[BEGIN RECORDS]

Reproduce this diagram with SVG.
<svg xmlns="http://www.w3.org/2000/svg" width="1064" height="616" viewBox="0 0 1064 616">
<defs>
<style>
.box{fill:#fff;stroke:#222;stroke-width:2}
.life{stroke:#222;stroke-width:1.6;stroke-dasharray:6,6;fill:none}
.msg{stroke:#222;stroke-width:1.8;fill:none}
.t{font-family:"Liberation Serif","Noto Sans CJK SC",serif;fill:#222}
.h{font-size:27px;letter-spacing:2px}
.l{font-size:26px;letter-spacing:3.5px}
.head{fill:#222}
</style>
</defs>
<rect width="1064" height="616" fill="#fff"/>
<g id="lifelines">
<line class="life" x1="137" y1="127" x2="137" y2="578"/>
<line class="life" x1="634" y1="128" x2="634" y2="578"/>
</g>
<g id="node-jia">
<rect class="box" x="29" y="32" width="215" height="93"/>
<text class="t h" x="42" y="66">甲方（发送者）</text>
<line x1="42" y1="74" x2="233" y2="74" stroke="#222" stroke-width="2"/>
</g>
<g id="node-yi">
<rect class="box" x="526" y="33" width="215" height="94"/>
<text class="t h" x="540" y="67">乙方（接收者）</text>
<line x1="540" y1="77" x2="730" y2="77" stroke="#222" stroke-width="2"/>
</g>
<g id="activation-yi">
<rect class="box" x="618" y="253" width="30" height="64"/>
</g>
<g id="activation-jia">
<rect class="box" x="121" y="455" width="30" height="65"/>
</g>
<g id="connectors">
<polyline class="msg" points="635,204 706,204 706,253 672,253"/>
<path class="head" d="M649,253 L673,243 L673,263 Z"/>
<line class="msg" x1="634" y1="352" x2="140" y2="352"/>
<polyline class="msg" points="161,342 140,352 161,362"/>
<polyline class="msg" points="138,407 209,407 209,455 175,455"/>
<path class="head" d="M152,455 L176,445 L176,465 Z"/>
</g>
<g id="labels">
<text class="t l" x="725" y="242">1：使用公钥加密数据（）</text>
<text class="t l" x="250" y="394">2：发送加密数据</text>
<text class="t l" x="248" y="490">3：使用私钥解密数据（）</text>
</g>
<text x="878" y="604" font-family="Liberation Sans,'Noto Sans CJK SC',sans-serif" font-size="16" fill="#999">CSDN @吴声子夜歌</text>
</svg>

[END RECORDS]
[BEGIN RECORDS]

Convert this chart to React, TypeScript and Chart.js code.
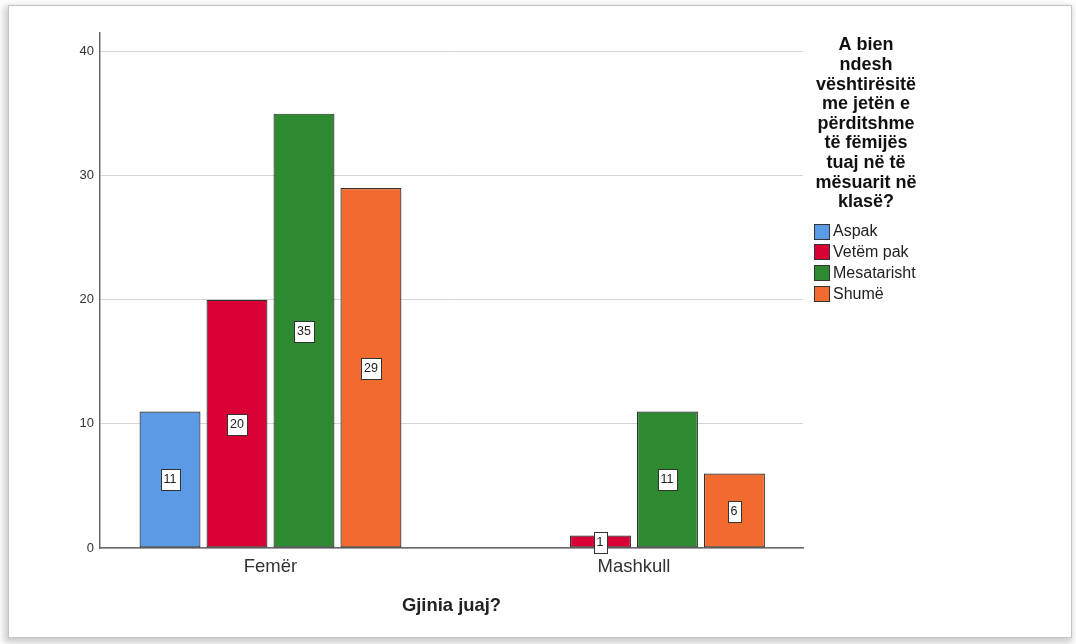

[END RECORDS]
[BEGIN RECORDS]

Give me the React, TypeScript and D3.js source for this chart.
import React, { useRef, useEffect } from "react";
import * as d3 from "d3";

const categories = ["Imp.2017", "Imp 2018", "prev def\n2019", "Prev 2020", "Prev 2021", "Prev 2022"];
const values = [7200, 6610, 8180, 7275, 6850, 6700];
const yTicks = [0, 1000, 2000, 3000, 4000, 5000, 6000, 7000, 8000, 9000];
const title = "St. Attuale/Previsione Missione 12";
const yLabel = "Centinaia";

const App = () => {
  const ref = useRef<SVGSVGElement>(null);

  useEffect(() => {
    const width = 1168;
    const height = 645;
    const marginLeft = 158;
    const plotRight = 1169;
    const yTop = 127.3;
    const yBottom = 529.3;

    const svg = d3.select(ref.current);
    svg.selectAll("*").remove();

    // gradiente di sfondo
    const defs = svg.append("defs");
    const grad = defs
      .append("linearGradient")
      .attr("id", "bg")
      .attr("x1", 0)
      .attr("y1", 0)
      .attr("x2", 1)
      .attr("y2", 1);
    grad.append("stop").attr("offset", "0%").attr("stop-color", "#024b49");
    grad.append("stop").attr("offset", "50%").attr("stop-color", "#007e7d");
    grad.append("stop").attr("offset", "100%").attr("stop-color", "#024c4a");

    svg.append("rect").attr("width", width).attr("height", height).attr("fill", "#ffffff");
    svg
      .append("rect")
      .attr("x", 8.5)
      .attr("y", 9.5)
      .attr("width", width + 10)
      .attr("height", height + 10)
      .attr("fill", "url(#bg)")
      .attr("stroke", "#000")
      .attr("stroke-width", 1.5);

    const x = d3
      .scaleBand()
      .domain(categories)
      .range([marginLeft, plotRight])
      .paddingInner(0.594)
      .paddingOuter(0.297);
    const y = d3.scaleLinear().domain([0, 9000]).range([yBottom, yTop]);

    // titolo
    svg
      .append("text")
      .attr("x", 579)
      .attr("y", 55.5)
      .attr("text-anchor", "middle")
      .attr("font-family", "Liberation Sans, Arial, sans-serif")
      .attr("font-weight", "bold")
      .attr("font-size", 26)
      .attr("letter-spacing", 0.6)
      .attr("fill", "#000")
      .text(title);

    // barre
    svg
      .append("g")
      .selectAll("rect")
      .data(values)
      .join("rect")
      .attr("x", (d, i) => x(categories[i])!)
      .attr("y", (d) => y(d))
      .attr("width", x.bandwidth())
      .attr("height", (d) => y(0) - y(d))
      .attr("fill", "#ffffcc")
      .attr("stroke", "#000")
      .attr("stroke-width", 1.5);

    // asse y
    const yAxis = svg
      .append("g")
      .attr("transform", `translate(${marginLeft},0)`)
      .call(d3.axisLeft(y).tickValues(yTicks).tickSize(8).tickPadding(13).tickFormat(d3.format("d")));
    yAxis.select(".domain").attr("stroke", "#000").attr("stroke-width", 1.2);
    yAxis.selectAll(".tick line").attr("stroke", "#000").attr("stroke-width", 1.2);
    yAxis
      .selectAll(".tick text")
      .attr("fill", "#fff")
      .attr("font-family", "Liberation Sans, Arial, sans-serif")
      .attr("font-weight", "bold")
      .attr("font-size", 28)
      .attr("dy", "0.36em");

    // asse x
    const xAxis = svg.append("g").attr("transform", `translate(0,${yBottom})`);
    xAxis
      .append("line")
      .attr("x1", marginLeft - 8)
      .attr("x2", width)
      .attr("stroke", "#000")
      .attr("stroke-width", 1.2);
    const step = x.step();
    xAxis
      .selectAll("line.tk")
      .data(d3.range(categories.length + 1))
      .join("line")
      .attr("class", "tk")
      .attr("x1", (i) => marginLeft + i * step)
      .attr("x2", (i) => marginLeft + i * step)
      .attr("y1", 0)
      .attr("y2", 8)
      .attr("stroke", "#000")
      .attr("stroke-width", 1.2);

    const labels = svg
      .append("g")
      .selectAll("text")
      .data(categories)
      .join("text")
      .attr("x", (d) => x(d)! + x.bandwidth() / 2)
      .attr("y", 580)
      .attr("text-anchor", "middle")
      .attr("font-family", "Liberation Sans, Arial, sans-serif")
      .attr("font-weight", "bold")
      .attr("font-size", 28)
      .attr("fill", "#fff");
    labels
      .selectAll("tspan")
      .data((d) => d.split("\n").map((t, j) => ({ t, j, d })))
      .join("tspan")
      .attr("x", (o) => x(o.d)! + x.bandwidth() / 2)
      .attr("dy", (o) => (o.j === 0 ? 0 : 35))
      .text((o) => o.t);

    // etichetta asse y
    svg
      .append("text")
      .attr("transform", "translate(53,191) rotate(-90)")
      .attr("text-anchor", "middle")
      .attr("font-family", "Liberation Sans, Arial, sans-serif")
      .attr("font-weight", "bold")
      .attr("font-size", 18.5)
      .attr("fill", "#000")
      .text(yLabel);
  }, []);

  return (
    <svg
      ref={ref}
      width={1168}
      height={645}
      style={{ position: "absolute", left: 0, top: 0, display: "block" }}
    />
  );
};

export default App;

[END RECORDS]

*THE REQUEST*
Scan the material above. Extract every line in which the word "chart" occurs.

*EXPECTED ANSWER*
Convert this chart to React, TypeScript and Chart.js code.
Give me the React, TypeScript and D3.js source for this chart.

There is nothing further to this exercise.